----- ITEMS -----

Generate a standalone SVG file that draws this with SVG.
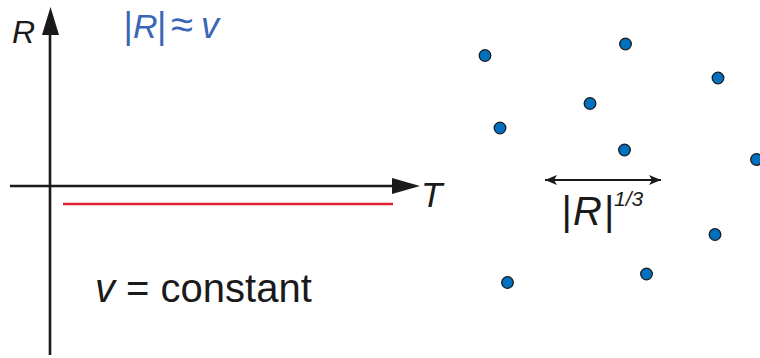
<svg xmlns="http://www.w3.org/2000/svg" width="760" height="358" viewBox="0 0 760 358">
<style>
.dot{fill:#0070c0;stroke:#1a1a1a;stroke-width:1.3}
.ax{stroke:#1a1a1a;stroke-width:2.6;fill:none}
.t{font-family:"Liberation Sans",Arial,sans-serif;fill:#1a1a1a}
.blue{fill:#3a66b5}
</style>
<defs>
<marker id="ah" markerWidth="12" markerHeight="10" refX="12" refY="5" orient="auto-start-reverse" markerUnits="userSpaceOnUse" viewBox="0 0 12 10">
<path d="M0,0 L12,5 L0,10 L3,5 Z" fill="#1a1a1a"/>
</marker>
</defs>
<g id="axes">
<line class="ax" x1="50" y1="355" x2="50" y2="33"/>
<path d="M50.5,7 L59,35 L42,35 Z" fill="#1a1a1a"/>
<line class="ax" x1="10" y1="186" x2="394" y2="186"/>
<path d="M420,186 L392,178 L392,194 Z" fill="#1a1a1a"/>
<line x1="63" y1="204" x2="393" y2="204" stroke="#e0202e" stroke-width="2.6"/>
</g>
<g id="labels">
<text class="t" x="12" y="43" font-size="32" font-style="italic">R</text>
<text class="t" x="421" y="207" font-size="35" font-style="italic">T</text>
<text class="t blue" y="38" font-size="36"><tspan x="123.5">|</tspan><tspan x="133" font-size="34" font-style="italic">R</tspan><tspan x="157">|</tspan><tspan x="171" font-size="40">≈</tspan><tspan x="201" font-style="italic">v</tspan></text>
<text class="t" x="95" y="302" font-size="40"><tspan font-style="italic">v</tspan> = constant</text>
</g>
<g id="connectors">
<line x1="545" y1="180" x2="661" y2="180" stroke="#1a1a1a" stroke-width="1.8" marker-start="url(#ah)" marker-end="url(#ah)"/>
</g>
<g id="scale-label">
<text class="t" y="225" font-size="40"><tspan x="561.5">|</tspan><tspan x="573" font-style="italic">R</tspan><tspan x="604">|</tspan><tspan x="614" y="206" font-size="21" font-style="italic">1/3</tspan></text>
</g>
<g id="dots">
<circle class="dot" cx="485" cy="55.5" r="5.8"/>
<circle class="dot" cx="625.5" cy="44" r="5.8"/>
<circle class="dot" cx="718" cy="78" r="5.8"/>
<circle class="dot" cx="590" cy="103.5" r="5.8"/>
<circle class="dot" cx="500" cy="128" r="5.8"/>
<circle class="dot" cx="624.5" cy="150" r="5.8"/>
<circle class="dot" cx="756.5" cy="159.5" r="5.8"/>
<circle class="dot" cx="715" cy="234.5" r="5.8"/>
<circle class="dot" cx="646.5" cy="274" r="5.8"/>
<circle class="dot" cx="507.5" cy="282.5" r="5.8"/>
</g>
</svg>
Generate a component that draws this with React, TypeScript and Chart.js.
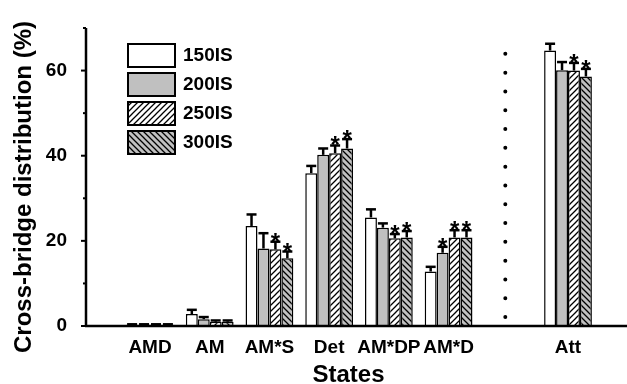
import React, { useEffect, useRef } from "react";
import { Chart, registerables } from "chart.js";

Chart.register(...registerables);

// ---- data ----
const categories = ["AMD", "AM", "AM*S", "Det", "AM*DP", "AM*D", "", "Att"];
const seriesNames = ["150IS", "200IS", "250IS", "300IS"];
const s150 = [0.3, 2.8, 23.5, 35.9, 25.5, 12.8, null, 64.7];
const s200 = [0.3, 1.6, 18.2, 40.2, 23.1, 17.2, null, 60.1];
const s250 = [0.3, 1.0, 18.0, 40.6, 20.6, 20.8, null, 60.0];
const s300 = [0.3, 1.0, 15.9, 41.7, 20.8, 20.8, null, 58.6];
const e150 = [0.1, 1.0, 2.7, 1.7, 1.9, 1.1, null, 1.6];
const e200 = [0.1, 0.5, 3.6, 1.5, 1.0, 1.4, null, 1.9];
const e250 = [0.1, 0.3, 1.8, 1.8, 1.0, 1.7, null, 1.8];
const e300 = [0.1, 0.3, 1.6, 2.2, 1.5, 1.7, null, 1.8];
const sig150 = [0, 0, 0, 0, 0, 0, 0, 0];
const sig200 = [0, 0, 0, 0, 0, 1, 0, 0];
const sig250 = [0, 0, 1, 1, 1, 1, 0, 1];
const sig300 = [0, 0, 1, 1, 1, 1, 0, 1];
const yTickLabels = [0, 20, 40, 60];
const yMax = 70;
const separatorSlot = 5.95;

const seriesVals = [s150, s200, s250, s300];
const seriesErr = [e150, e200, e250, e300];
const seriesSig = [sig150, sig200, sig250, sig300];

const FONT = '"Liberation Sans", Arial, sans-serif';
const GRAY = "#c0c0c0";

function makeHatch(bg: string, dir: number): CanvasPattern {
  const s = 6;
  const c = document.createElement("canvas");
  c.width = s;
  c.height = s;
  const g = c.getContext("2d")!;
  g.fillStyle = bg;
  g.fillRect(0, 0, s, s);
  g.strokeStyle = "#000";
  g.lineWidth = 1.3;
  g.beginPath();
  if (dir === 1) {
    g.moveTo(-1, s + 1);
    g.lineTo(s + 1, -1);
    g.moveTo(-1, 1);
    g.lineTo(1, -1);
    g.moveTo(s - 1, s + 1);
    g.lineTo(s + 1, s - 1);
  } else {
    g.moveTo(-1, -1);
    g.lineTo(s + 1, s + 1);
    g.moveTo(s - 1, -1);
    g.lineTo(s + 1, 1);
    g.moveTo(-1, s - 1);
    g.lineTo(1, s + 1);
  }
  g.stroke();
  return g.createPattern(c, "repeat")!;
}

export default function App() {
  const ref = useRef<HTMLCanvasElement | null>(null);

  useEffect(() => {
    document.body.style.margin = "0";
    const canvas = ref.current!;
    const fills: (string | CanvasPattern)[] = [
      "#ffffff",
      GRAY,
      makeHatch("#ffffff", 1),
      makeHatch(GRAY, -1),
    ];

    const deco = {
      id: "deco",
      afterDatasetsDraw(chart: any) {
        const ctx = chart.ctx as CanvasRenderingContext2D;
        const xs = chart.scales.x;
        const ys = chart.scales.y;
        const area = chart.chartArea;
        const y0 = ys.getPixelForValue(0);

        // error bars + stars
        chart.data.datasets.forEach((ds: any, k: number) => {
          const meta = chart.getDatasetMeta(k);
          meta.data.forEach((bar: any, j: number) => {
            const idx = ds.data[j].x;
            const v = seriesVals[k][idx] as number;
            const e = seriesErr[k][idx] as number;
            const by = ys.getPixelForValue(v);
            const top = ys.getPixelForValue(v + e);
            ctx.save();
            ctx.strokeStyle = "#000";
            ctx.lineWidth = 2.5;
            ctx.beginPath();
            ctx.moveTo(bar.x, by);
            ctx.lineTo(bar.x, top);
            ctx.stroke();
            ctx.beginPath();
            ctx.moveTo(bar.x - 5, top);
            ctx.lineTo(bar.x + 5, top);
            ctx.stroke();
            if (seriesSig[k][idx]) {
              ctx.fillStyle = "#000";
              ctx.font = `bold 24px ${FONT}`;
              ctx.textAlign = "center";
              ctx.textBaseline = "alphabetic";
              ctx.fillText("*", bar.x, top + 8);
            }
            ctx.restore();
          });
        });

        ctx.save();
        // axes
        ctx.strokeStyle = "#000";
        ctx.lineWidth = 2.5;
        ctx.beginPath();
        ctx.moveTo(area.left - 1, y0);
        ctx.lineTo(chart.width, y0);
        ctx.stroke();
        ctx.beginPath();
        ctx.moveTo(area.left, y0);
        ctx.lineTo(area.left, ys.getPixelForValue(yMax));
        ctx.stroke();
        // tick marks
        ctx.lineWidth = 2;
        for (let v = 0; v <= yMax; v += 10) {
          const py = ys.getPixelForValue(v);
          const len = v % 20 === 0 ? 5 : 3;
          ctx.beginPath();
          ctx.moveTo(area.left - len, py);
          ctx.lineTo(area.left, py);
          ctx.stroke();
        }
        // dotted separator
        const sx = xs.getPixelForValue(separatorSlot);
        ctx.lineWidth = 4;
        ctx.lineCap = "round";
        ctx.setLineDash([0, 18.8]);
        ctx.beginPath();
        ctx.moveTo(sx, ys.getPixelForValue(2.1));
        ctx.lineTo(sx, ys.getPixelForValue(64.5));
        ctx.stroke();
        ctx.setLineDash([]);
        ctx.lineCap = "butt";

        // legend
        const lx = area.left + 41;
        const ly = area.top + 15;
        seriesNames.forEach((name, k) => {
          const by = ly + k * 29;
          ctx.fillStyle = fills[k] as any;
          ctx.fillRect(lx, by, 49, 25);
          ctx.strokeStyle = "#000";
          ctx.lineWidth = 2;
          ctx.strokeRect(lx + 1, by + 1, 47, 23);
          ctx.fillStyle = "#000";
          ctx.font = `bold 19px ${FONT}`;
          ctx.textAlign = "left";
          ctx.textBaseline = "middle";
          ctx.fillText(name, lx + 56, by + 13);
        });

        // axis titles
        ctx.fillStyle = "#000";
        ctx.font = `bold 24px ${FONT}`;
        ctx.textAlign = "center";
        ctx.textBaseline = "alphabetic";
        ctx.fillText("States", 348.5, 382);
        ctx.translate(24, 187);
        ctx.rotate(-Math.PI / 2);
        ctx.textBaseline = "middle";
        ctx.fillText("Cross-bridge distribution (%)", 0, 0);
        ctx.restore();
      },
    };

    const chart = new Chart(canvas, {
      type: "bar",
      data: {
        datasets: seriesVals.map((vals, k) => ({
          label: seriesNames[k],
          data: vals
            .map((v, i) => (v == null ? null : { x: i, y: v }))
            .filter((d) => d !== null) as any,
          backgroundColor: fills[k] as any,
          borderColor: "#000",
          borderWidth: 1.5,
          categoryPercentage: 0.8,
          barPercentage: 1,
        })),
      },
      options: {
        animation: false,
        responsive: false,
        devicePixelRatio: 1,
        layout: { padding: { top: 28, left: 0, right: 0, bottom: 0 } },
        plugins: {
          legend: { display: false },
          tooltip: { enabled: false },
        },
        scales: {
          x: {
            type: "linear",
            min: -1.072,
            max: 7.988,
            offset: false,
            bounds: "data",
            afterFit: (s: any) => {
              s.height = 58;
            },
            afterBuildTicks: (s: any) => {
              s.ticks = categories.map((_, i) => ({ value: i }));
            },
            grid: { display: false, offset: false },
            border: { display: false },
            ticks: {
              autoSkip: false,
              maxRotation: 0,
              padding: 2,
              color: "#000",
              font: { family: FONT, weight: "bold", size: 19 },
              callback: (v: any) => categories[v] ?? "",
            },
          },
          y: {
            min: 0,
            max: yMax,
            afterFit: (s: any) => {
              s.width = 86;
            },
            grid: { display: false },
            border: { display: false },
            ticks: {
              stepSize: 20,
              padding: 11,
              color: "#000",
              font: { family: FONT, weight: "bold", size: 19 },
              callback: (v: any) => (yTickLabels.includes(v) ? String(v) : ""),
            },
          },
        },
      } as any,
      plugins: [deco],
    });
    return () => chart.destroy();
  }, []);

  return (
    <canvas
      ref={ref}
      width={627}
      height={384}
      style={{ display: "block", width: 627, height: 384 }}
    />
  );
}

-----

# AIM OF THE EXERCISE
Say how many lines of the data hold the string "that". Reply with the number alone.

# TASK SOLUTION
2